SBC Interfaces are configured in the “System ‣ Interfaces” screen and the following parameters have to be defined:

  • SBC node. This listbox option limits the interfaces to a spefific node which has been pre-configured under “System ‣ Nodes” or auto-learned (see “Monitoring ‣ Nodes Status”). If the option is left blank, the interace is applied to any node. If there is an interace that applies both to any and a specific node, the specific interface prevails.
  • Interface name: A unique identifier of the interface - [a-z, A-Z, 0-9]. If a configuration of an interface shall differ on a various nodes, define multiple interfaces with different node reference and the same node name.
  • Interface type: Signaling, Media, WebSocket Signaling, External management, Internal management.
  • Interface description: description (alias) for the interface that is used in the GUI configuration
  • System interface: system physical/logical interface (eth1, eth1.123 - VLAN tagged, bond1 - bonded interface)
  • IP address autoconfig: if enabled, the first ip address from the corresponding system interface will be taken automatically. Disabled by default.
  • IP address: you can use the normal ip address of the interface, or VIP if Virtual IP address was configured.
  • Public IP autoconfig: if enabled, the public IP address (see next field) will be autodetected. Current options of autodetection include Amazon EC2 cluster method. Disabled by default.
  • Public IP address: this parameter is optional.
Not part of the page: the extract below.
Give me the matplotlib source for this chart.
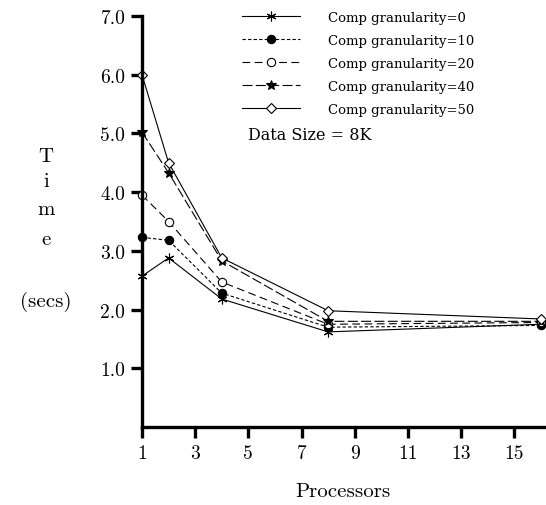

It allows to configure an IP address that will be used instead of the real or virtual IP address in SIP signaling (in case of the signaling interface) or media description (SDP; in case of a media interface). This is very useful to support near end NATs, e.g. Amazon EC2. Please refer to Sec. Physical, System and SBC Interfaces more details on the topic.
  • Port(s): This is the port numbers where the ABC SBC listens for incoming packets. On MI interface specify a valid RTP port range is specified. Usual values are 16384-64000. A failure to configure a too narrow port range may limit the number of parallel calls processed. On SI interface specify the SIP port number, 5060 by default. If TLS is turned on (“Config ‣ Global Config ‣ SSL ‣ Enable TLS”), a TLS listener is started on the subsequent port number, 5061 in the default case.
  • Interface options: special options for the interface. Currently supported options are: “force_via_address” for signaling interface type and “wspath_xxx” for websocket interface type. The “wspath_xxx”, where the “xxx” can be set as needed, sets up redirect from path “/xxx” on https 443 port to the websocket port on localhost (it has to be used only on interface using system interface “lo”).
  • TOS field. This is the TOS field which is sent for outbound media packets set using this interface. This is an eight-bit value as specified in RFC781, not to be confused with related DSCP codes. The best current practice is to use 184.
  • Greylist: If enabled, incoming traffic to this interface will be subject to greylist filtering. See Section Automatic Proactive Blocking: Greylisting for more details.
  • Verify client certificate. If enabled, incoming TLS connections are tested to include client certificate and declined if absent or invalid.

Figure 2: SBC Interface configuration

Important: When the SBC interfaces are configured, a warning message with a link to activate the new SBC configuration is shown in the GUI. No SBC interface changes are applied until the “activate” link is used. When the configuration changes are applied, all services using network configuration are restarted (e.g. SIP and RTP processes, SNMP daemon etc..). Note that this may cause service disruption.


If the XMI management interface is accessible via public Internet, we recommend to enable blocking IP address for repeated ssh or gui login failed attempts, which can be done by enabling options “Blacklist IP addr for repeated ssh login failures” and “Blacklist IP addr for repeated gui login failures” under Config / Global Config / Firewall tab.

Important: In active/standby deployments, the administrator has to configure the same interfaces for both nodes. Be careful to use the same SBC interface name for the same signaling interfaces on both nodes! This is important for successful call restoration on the standby node.